Records with drawing code —
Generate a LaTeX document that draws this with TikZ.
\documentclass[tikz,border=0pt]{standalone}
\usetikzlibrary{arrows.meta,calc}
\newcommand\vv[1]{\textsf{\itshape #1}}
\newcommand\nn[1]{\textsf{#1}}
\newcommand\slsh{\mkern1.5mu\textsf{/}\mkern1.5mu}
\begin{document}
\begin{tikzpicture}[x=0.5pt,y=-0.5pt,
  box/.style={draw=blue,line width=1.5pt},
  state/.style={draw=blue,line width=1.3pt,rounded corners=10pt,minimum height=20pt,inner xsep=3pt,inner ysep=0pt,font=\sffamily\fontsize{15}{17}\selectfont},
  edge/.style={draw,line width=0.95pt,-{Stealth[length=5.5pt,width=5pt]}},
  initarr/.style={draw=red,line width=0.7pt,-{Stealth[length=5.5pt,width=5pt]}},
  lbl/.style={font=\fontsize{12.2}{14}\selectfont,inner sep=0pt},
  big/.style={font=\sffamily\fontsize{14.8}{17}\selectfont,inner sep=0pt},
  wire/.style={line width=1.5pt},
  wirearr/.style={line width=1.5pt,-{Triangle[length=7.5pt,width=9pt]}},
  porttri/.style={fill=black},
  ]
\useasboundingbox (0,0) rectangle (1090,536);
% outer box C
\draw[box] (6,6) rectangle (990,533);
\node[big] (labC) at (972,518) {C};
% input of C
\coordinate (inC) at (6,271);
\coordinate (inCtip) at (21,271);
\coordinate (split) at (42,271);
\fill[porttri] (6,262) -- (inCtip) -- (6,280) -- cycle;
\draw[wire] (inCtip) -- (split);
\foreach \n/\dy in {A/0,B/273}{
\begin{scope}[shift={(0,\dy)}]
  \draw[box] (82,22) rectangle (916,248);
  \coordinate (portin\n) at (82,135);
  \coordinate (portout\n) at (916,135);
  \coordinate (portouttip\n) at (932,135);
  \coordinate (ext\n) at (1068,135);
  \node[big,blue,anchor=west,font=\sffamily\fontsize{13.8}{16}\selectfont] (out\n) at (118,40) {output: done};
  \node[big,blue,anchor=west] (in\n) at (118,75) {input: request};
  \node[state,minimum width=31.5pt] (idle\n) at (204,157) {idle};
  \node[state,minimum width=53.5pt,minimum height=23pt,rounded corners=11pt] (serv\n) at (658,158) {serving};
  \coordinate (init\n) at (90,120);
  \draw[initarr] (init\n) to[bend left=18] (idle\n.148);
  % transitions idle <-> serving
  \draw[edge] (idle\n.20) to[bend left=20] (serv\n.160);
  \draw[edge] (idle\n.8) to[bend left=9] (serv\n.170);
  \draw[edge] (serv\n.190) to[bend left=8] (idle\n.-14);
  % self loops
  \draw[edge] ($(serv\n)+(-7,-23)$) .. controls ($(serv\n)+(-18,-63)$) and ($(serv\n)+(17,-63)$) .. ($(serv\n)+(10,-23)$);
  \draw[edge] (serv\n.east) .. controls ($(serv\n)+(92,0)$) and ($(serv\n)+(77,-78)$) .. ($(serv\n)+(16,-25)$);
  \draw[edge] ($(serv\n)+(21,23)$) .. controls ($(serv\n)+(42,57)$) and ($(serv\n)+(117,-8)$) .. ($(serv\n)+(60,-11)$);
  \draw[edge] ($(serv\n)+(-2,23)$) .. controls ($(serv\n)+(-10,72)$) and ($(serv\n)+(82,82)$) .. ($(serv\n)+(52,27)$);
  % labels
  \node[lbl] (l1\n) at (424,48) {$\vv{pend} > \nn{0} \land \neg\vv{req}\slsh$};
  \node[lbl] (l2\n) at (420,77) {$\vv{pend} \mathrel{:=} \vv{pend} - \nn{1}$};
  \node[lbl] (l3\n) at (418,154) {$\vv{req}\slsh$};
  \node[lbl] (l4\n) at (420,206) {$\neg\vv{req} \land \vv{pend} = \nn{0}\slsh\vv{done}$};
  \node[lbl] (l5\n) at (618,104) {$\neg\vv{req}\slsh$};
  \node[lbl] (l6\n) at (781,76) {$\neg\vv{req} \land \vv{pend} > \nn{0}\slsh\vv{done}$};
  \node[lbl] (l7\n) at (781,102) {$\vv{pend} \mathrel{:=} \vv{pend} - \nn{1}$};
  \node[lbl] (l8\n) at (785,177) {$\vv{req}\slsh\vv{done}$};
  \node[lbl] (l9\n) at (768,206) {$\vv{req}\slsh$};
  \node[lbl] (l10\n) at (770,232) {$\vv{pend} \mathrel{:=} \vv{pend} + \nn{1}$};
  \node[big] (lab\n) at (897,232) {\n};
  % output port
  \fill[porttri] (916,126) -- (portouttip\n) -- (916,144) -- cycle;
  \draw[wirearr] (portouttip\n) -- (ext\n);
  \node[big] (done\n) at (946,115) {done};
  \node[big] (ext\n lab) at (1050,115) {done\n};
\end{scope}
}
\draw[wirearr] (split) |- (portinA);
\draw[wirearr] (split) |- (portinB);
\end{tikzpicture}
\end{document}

...

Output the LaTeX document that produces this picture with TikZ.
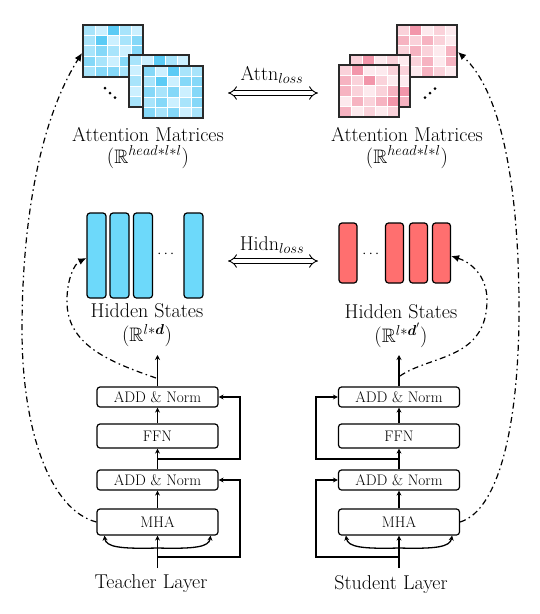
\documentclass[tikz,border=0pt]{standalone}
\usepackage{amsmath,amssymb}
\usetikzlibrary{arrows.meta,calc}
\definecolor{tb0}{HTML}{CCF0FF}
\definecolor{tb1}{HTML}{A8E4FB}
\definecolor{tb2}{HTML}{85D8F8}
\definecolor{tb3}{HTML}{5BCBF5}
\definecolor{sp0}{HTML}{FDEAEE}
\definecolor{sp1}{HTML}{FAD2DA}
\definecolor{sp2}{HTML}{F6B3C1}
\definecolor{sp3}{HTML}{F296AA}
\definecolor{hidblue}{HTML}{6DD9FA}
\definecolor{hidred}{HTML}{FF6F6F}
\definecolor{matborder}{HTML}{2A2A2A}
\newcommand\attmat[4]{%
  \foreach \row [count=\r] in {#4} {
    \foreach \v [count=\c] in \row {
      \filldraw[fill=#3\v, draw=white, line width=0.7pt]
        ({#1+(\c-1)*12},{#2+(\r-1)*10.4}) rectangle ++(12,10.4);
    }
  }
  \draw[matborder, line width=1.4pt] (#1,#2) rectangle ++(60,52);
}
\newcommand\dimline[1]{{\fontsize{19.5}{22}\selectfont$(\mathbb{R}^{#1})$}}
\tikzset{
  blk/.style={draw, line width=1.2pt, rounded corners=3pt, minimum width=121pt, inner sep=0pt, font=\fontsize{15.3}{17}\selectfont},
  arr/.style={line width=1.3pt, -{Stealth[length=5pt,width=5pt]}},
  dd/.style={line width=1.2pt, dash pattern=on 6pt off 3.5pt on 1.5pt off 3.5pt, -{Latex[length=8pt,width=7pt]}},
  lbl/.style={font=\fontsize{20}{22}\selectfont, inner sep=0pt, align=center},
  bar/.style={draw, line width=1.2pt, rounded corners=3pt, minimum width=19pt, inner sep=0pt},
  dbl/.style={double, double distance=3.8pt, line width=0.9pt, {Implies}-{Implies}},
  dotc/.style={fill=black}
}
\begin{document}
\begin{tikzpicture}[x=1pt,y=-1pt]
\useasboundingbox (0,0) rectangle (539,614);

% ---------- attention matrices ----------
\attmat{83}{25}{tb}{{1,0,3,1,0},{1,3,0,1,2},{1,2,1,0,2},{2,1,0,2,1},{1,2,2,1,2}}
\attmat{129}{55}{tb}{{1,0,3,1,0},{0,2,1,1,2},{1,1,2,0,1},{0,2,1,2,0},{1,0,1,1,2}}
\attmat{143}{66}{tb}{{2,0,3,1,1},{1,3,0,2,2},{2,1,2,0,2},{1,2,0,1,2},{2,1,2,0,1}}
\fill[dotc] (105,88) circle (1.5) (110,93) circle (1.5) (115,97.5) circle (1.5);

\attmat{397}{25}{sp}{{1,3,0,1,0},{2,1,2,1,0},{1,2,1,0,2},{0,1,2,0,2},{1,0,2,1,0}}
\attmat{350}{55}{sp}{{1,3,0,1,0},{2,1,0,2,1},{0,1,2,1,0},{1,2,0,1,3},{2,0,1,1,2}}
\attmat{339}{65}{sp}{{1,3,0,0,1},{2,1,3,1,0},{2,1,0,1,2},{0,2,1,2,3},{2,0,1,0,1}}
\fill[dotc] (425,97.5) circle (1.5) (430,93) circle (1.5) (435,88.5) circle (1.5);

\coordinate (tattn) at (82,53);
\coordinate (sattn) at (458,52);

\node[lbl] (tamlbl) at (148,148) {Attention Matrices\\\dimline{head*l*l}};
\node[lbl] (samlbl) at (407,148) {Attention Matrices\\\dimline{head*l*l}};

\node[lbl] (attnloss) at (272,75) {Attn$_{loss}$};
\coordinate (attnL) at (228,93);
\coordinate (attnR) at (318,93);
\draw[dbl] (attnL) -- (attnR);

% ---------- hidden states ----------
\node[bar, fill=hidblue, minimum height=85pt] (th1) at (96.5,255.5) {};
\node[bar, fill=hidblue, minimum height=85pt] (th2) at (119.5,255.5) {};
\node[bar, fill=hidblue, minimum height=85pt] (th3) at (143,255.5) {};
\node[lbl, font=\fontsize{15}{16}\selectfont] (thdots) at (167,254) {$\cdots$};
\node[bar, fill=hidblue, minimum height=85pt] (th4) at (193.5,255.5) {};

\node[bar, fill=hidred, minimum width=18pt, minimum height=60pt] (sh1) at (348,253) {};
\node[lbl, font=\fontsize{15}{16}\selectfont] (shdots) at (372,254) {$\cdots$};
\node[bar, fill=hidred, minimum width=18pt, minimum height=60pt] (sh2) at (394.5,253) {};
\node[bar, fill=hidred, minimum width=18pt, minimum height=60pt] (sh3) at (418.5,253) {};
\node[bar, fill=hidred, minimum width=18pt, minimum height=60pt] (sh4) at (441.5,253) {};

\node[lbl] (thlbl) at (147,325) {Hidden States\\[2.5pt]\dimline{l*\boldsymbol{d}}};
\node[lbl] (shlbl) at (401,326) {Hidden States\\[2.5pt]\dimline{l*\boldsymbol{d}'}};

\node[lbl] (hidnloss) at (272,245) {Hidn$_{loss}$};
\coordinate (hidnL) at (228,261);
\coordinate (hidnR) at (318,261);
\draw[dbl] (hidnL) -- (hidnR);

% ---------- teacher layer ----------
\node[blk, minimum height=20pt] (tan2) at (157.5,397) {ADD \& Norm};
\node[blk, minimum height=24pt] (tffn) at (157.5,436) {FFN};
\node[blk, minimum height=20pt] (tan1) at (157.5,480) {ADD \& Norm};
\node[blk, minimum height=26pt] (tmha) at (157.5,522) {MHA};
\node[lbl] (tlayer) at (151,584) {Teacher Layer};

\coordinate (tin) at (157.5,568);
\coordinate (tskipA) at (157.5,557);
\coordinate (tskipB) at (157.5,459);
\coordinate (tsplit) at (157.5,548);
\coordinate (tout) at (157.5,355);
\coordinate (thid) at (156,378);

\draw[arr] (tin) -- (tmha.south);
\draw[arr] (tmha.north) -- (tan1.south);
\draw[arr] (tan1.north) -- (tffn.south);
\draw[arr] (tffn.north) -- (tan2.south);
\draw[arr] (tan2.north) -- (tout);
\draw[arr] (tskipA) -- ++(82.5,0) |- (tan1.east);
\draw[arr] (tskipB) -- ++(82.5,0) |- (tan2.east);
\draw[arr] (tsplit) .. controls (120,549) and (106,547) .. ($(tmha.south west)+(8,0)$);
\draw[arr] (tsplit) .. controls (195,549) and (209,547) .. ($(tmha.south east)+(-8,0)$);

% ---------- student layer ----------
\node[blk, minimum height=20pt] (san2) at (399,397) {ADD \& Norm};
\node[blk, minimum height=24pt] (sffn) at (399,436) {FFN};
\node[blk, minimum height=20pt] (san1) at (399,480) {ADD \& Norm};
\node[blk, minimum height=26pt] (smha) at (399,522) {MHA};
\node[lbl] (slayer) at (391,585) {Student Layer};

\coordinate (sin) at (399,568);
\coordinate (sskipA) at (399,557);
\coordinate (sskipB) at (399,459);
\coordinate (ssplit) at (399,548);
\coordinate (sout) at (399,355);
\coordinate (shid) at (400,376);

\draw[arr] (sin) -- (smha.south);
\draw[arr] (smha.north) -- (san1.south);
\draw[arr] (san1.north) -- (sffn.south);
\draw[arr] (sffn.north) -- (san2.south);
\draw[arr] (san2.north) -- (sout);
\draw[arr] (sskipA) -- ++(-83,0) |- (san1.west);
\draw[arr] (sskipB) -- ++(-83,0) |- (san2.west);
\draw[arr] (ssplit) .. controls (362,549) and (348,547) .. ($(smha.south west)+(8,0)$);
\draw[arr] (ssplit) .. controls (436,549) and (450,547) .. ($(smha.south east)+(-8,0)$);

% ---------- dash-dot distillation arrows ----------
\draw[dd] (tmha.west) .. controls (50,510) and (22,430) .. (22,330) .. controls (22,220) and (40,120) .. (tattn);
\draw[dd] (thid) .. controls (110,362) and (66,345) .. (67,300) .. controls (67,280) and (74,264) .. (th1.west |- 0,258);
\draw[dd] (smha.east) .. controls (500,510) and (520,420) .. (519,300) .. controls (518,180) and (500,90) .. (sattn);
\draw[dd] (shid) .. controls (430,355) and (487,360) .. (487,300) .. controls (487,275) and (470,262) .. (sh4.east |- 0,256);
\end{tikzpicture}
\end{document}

PROBLEM TO WORK ON —
Copy exactly the material above from the line with "Output the LaTeX" to the line with "(0,0) rectangle (539,614);", ends included, and nothing else. Leave out any picture.

SOLUTION FOR THIS PROBLEM —
Output the LaTeX document that produces this picture with TikZ.
\documentclass[tikz,border=0pt]{standalone}
\usepackage{amsmath,amssymb}
\usetikzlibrary{arrows.meta,calc}
\definecolor{tb0}{HTML}{CCF0FF}
\definecolor{tb1}{HTML}{A8E4FB}
\definecolor{tb2}{HTML}{85D8F8}
\definecolor{tb3}{HTML}{5BCBF5}
\definecolor{sp0}{HTML}{FDEAEE}
\definecolor{sp1}{HTML}{FAD2DA}
\definecolor{sp2}{HTML}{F6B3C1}
\definecolor{sp3}{HTML}{F296AA}
\definecolor{hidblue}{HTML}{6DD9FA}
\definecolor{hidred}{HTML}{FF6F6F}
\definecolor{matborder}{HTML}{2A2A2A}
\newcommand\attmat[4]{%
  \foreach \row [count=\r] in {#4} {
    \foreach \v [count=\c] in \row {
      \filldraw[fill=#3\v, draw=white, line width=0.7pt]
        ({#1+(\c-1)*12},{#2+(\r-1)*10.4}) rectangle ++(12,10.4);
    }
  }
  \draw[matborder, line width=1.4pt] (#1,#2) rectangle ++(60,52);
}
\newcommand\dimline[1]{{\fontsize{19.5}{22}\selectfont$(\mathbb{R}^{#1})$}}
\tikzset{
  blk/.style={draw, line width=1.2pt, rounded corners=3pt, minimum width=121pt, inner sep=0pt, font=\fontsize{15.3}{17}\selectfont},
  arr/.style={line width=1.3pt, -{Stealth[length=5pt,width=5pt]}},
  dd/.style={line width=1.2pt, dash pattern=on 6pt off 3.5pt on 1.5pt off 3.5pt, -{Latex[length=8pt,width=7pt]}},
  lbl/.style={font=\fontsize{20}{22}\selectfont, inner sep=0pt, align=center},
  bar/.style={draw, line width=1.2pt, rounded corners=3pt, minimum width=19pt, inner sep=0pt},
  dbl/.style={double, double distance=3.8pt, line width=0.9pt, {Implies}-{Implies}},
  dotc/.style={fill=black}
}
\begin{document}
\begin{tikzpicture}[x=1pt,y=-1pt]
\useasboundingbox (0,0) rectangle (539,614);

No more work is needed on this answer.